Le 17 déc. 10 à 16:13, John Hearns a écrit :
On 17 December 2010 14:45, Gilbert Grosdidier
<gilbert.grosdid...@cern.ch> wrote:
Bonjour,
About this issue, for which I got NO feedback ;-)
Gilbert, as you have an SGI cluster, have you filed a support
request to SGI?
gg= Yes, I filed one, but with no more luck yet.
Also, which firmware do you have installed?
I have Firmware version: 2.5.0
gg= I don't know, and firmware_revs does not seem to be available.
Only thing I got on a worker node was with lspci :
03:00.0 InfiniBand: Mellanox Technologies MT26418 [ConnectX IB DDR,
PCIe 2.0 5GT/s] (rev a0)
http://www.openfabrics.org/downloads/OFED/ofed-1.4/OFED-1.4-docs/mlx4_release_notes.txt
gg= Looking into this one, I noticed pointers towards /etc/infiniband/
connectx.conf
and /sbin/connectx_port_config, but they are not available either.
Features that are enabled with FW 2.5.0 only:
- Send with invalidate and Local invalidate send queue work requests.
- Resize CQ support.
gg= I also spotted some special hooks inside openib code about
HAVE_IBV_GET_DEVICE_LIST, HAVE_IBV_CREATE_XRC_RCV_QP and
HAVE_IBV_FORK_INIT.
Are any of them suspicious together with ConnectX HCAs, please ?
Thanks, Best, G.
I recently spotted
into btl_openib.c code, that this error message could come from
some missing ConnectX HCA ibv_resize_cq function.
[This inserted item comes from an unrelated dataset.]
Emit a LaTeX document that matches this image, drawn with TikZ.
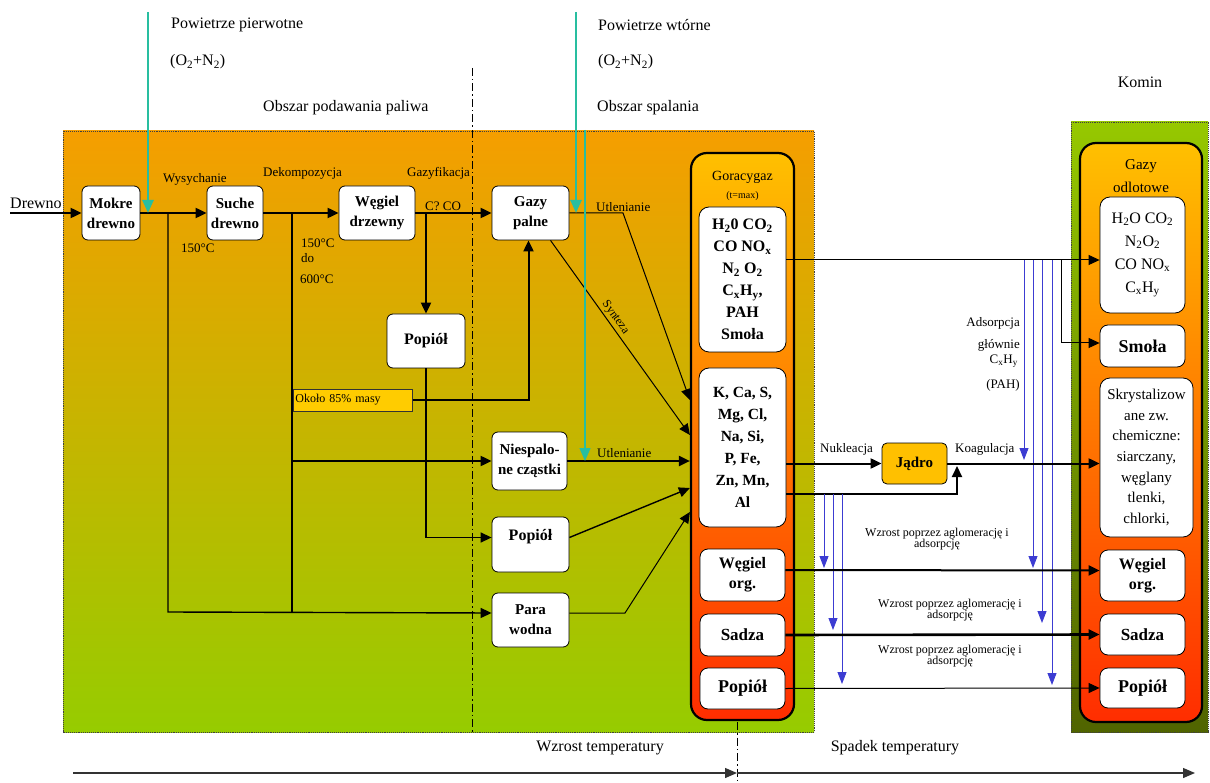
\documentclass[tikz,border=0pt]{standalone}
\usepackage{fontspec}
\setmainfont{Liberation Serif}
\usetikzlibrary{arrows.meta,calc}
\newcommand{\sbs}[1]{\textsubscript{#1}}
\definecolor{pnlTop}{RGB}{245,158,0}
\definecolor{pnlMid}{RGB}{215,176,0}
\definecolor{pnlBot}{RGB}{150,204,0}
\definecolor{kTop}{RGB}{150,200,0}
\definecolor{kBot}{RGB}{80,100,0}
\definecolor{cTop}{RGB}{255,192,0}
\definecolor{cMid}{RGB}{255,140,0}
\definecolor{cBot}{RGB}{255,45,0}
\definecolor{airc}{RGB}{40,190,160}
\definecolor{bluec}{RGB}{60,60,210}
\definecolor{goldc}{RGB}{255,192,0}
\definecolor{okc}{RGB}{255,204,0}
\tikzset{
  box/.style={draw=black, line width=0.8pt, fill=white, rounded corners=6pt, align=center, inner sep=1pt, font=\fontsize{15}{20}\selectfont\bfseries},
  ibox/.style={box, rounded corners=10pt, font=\fontsize{16}{22}\selectfont\bfseries},
  kbox/.style={box, rounded corners=10pt, font=\fontsize{15.5}{21.5}\selectfont},
  cont/.style={draw=black, line width=2.2pt, rounded corners=16pt, top color=cTop, middle color=cMid, bottom color=cBot, inner sep=0pt},
  lab/.style={inner sep=0pt, font=\fontsize{13}{15}\selectfont},
  big/.style={inner sep=0pt, font=\fontsize{16}{20}\selectfont},
  sml/.style={inner sep=0pt, align=center, font=\fontsize{12}{11}\selectfont},
  tipA/.style={-{Triangle[length=11pt,width=10pt]}},
  thk/.style={tipA, line width=2pt},
  mid/.style={tipA, line width=1.4pt},
  thn/.style={tipA, line width=1pt},
  bl/.style={-{Triangle[length=12pt,width=9pt]}, line width=0.9pt, draw=bluec},
  air/.style={draw=airc, -{Triangle[length=13pt,width=11pt]}},
  panel/.style={draw=black!75, densely dotted, line width=0.9pt},
  dd/.style={dash pattern=on 8pt off 3pt on 1.5pt off 3pt, line width=1pt}
}
\begin{document}
\begin{tikzpicture}[x=1pt,y=-1pt]
\useasboundingbox (0,0) rectangle (1210,783);
% panels
\shadedraw[panel, top color=pnlTop, middle color=pnlMid, bottom color=pnlBot] (63,131) rectangle (814,732);
\shadedraw[panel, top color=kTop, bottom color=kBot] (1071,122) rectangle (1208,732);
% dash-dot separators
\coordinate (d0) at (472,68); \coordinate (d1) at (472,732);
\coordinate (d2) at (737,722); \coordinate (d3) at (737,783);
\draw[dd] (d0) -- (d1);
\draw[dd] (d2) -- (d3);

% containers
\node[cont, minimum width=103pt, minimum height=567pt] (hot) at (742.5,436.5) {};
\node[cont, minimum width=122pt, minimum height=579pt] (kc) at (1141,432.5) {};

% texts top
\node[big, anchor=west] (pw1) at (171,25) {Powietrze pierwotne};
\node[big, anchor=west] (o2a) at (170,62) {(O\sbs{2}+N\sbs{2})};
\node[big, anchor=west] (pw2) at (598,25) {Powietrze wtórne};
\node[big, anchor=west] (o2b) at (598,62) {(O\sbs{2}+N\sbs{2})};
\node[big, anchor=west] (obs1) at (263,108) {Obszar podawania paliwa};
\node[big, anchor=west] (obs2) at (597,108) {Obszar spalania};
\node[big] (komin) at (1140,82) {Komin};
\node[big, anchor=west] (drewno) at (10,203) {Drewno};

% process labels
\node[lab, anchor=west] (wys) at (163,179) {Wysychanie};
\node[lab, anchor=west] (dek) at (263,173) {Dekompozycja};
\node[lab, anchor=west] (gzf) at (407,173) {Gazyfikacja};
\node[lab, anchor=west] (t1) at (181,248) {150°C};
\node[lab, anchor=west] (t2) at (301,243) {150°C};
\node[lab, anchor=west] (t3) at (301,258) {do};
\node[lab, anchor=west] (t4) at (300,279) {600°C};
\node[lab, anchor=west] (cco) at (425,206) {C? CO};
\node[lab, anchor=west] (utl1) at (596,207) {Utlenianie};
\node[lab, anchor=west] (utl2) at (597,453) {Utlenianie};
\node[lab, anchor=west] (nuk) at (820,449) {Nukleacja};
\node[lab, anchor=west] (koag) at (955,449) {Koagulacja};
\node[lab, anchor=east] (ad1) at (1020,323) {Adsorpcja};
\node[lab, anchor=east] (ad2) at (1020,345) {głównie};
\node[lab, anchor=east] (ad3) at (1018,361) {C\sbs{x}H\sbs{y}};
\node[lab, anchor=east] (ad4) at (1020,385) {(PAH)};
\node[sml] (wz1) at (937,539) {Wzrost poprzez aglomerację i\\adsorpcję};
\node[sml] (wz2) at (950,610) {Wzrost poprzez aglomerację i\\adsorpcję};
\node[sml] (wz3) at (950,656) {Wzrost poprzez aglomerację i\\adsorpcję};
\node[big] (wt) at (600,748) {Wzrost temperatury};
\node[big] (sp) at (895,748) {Spadek temperatury};

% left boxes
\node[box, minimum width=58pt, minimum height=54pt] (mokre) at (111,213) {Mokre\\drewno};
\node[box, minimum width=56pt, minimum height=54pt] (suche) at (235,213) {Suche\\drewno};
\node[box, minimum width=76pt, minimum height=54pt] (wegiel) at (377,213) {Węgiel\\drzewny};
\node[box, minimum width=77pt, minimum height=54pt] (gazy) at (530.5,213) {Gazy\\palne};
\node[box, minimum width=78pt, minimum height=54pt, font=\fontsize{16}{20}\selectfont\bfseries] (pop1) at (426,341) {Popiół};
\node[draw=black!80, line width=0.7pt, fill=okc, minimum width=119pt, minimum height=22pt, inner sep=2pt, anchor=west, text width=115pt, align=left, font=\fontsize{12}{14}\selectfont] (okolo) at (293,400) {Około 85\% masy};
\node[box, minimum width=75pt, minimum height=58pt] (niesp) at (529.5,461) {Niespalo-\\ne cząstki};
\node[box, minimum width=77pt, minimum height=55pt, font=\fontsize{16}{20}\selectfont\bfseries] (pop2) at (530.5,544.5) {Popiół\\\mbox{}};
\node[box, minimum width=77pt, minimum height=54pt] (para) at (530.5,620) {Para\\wodna};

% hot gas container content
\node[inner sep=0pt, font=\fontsize{14}{16}\selectfont] (gg) at (742.5,177) {Goracygaz};
\node[inner sep=0pt, font=\fontsize{10}{12}\selectfont] (tmax) at (742.5,196) {(t=max)};
\node[ibox, minimum width=87pt, minimum height=145pt] (h2o) at (742.5,279.5) {H\sbs{2}0 CO\sbs{2}\\CO NO\sbs{x}\\N\sbs{2} O\sbs{2}\\C\sbs{x}H\sbs{y},\\PAH\\Smoła};
\node[ibox, minimum width=87pt, minimum height=159pt, font=\fontsize{15.5}{22}\selectfont\bfseries] (kca) at (742.5,447.5) {K, Ca, S,\\Mg, Cl,\\Na, Si,\\P, Fe,\\Zn, Mn,\\Al};
\node[box, rounded corners=8pt, minimum width=85pt, minimum height=52pt, font=\fontsize{16}{20}\selectfont\bfseries] (worg) at (742.5,575) {Węgiel\\org.};
\node[box, rounded corners=8pt, minimum width=85pt, minimum height=42pt, font=\fontsize{17}{20}\selectfont\bfseries] (sadza) at (742.5,635) {Sadza};
\node[box, rounded corners=8pt, minimum width=85pt, minimum height=41pt, font=\fontsize{18}{20}\selectfont\bfseries] (pop3) at (742.5,688.5) {Popiół};

% Komin content
\node[inner sep=0pt, align=center, font=\fontsize{15}{23}\selectfont] (godl) at (1141,176) {Gazy\\odlotowe};
\node[kbox, minimum width=85pt, minimum height=116pt, font=\fontsize{16}{23}\selectfont] (kgas) at (1142.5,255) {H\sbs{2}O CO\sbs{2}\\N\sbs{2}O\sbs{2}\\CO NO\sbs{x}\\C\sbs{x}H\sbs{y}};
\node[box, rounded corners=8pt, minimum width=85pt, minimum height=42pt, font=\fontsize{18}{20}\selectfont\bfseries] (ksmola) at (1142.5,346) {Smoła};
\node[kbox, minimum width=93pt, minimum height=159pt, font=\fontsize{15}{20.7}\selectfont] (kskr) at (1146.5,457.5) {Skrystalizow\\ane zw.\\chemiczne:\\siarczany,\\węglany\\tlenki,\\chlorki,};
\node[box, rounded corners=8pt, minimum width=85pt, minimum height=51pt, font=\fontsize{16}{20}\selectfont\bfseries] (kworg) at (1142.5,575.5) {Węgiel\\org.};
\node[box, rounded corners=8pt, minimum width=85pt, minimum height=41pt, font=\fontsize{17}{20}\selectfont\bfseries] (ksadza) at (1142.5,634.5) {Sadza};
\node[box, rounded corners=8pt, minimum width=85pt, minimum height=40pt, font=\fontsize{18}{20}\selectfont\bfseries] (kpop) at (1142.5,688) {Popiół};

\node[draw=black, line width=0.8pt, fill=goldc, rounded corners=5pt, minimum width=65pt, minimum height=41pt, font=\fontsize{15}{18}\selectfont\bfseries] (jadro) at (914.5,463.5) {Jądro};

% ---- connectors ----
\coordinate (dw) at (10,213);
\draw[thk] (dw) -- (mokre);
\draw[thk] (mokre) -- (suche);
\draw[thk] (suche) -- (wegiel);
\draw[thk] (wegiel) -- (gazy);

\coordinate (j1) at (168,213); \coordinate (j1b) at (168,612);
\coordinate (j2) at (292,213); \coordinate (j2b) at (292,612);
\coordinate (j3) at (426,213);
\draw[mid] (j1) -- (j1b) -- ([yshift=7pt]para.west);
\draw[line width=1.8pt] (j2) -- (j2b);
\draw[thk] (j2 |- niesp.west) -- (niesp.west);
\draw[thk] (j3) -- (pop1.north);
\draw[mid] (pop1.south) |- ([yshift=7pt]pop2.west);
\draw[thk] (okolo.east) -| ([xshift=-2pt]gazy.south);

\coordinate (g1) at (623,213);
\draw[thn] (gazy.east) -- (g1) -- (hot.west |- 0,400);
\draw[thn] ([xshift=20pt]gazy.south) -- node[inner sep=0pt, font=\fontsize{12}{14}\selectfont, sloped, above=2pt, pos=0.42] (syn) {Synteza} (hot.west |- 0,435);
\draw[thk] (niesp.east) -- (hot.west |- niesp.east);
\draw[mid] ([yshift=7pt]pop2.east) -- (hot.west |- 0,488);
\coordinate (p1) at (625,613);
\draw[thn] ([yshift=7pt]para.east) -- (p1) -- (hot.west |- 0,512);

% air
\coordinate (a1) at (148,12); \coordinate (a1e) at (148,213);
\coordinate (a2) at (576,12); \coordinate (a2e) at (576,213);
\coordinate (a3) at (585,130); \coordinate (a3e) at (585,461);
\draw[air, line width=2.5pt] (a1) -- (a1e);
\draw[air, line width=2.5pt] (a2) -- (a2e);
\draw[air, line width=1.2pt] (a3) -- (a3e);

% hot gas to chimney
\draw[thn] ([yshift=19.5pt]h2o.east) -- (kgas.west |- 0,260);
\coordinate (s1) at (1061,260);
\draw[thn] (s1) |- ([yshift=3pt]ksmola.west);
\foreach \xx/\ye [count=\i] in {1024/460,1033/568,1042/623,1052/685}{
  \coordinate (bs\i) at (\xx,260); \coordinate (be\i) at (\xx,\ye);
  \draw[bl] (bs\i) -- (be\i);
}
\draw[thk] (kca.east |- jadro.west) -- (jadro.west);
\coordinate (kb) at (957,494); \coordinate (kt) at (957,466);
\draw[thk] (kca.east |- kb) -- (kb) -- (kt);
\foreach \xx/\ye [count=\i] in {824/568,833/630,842/684}{
  \coordinate (cs\i) at (\xx,494); \coordinate (ce\i) at (\xx,\ye);
  \draw[bl] (cs\i) -- (ce\i);
}
\draw[thk] (jadro.east) -- (kskr.west |- jadro.east);
\draw[thk] ([yshift=5pt]worg.east) -- ([yshift=5pt]kworg.west);
\draw[tipA, line width=2.6pt] (sadza.east) -- (ksadza.west);
\draw[thn] (pop3.east) -- (kpop.west);

% bottom temperature arrows
\coordinate (b0) at (73,773); \coordinate (b1) at (737,773); \coordinate (b2) at (1195,773);
\draw[line width=1.3pt, draw=black!80, -{Triangle[length=12pt,width=10pt]}] (b0) -- (b1);
\draw[line width=1.3pt, draw=black!80, -{Triangle[length=12pt,width=10pt]}] (b1) -- (b2);
\end{tikzpicture}
\end{document}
Well ...
I was unable yet to figure out why/how this could occur, but I have
a now a closely related question about ConnectX Infiniband HCA :
does anybody know which other unimplemented IB functionalities
could be lacking for this ConnectX HCA ?
This could allow me to patch appropriately by hand the OpenMPI code,
since I currently believe these functionalities are going
undetected as missing by the configure step.
Thanks, Best, G.
Le 15 déc. 10 à 08:59, Gilbert Grosdidier a écrit :
Bonjour,
Running with OpenMPI 1.4.3 on an SGI Altix cluster with 2048 cores,
I got
this error message on all cores, right at startup :
btl_openib.c:211:adjust_cq] cannot resize completion queue, error: 12
What could be the culprit please ?
Is there a workaround ?
What parameter is to be tuned ?
Thanks in advance for any help, Best, G.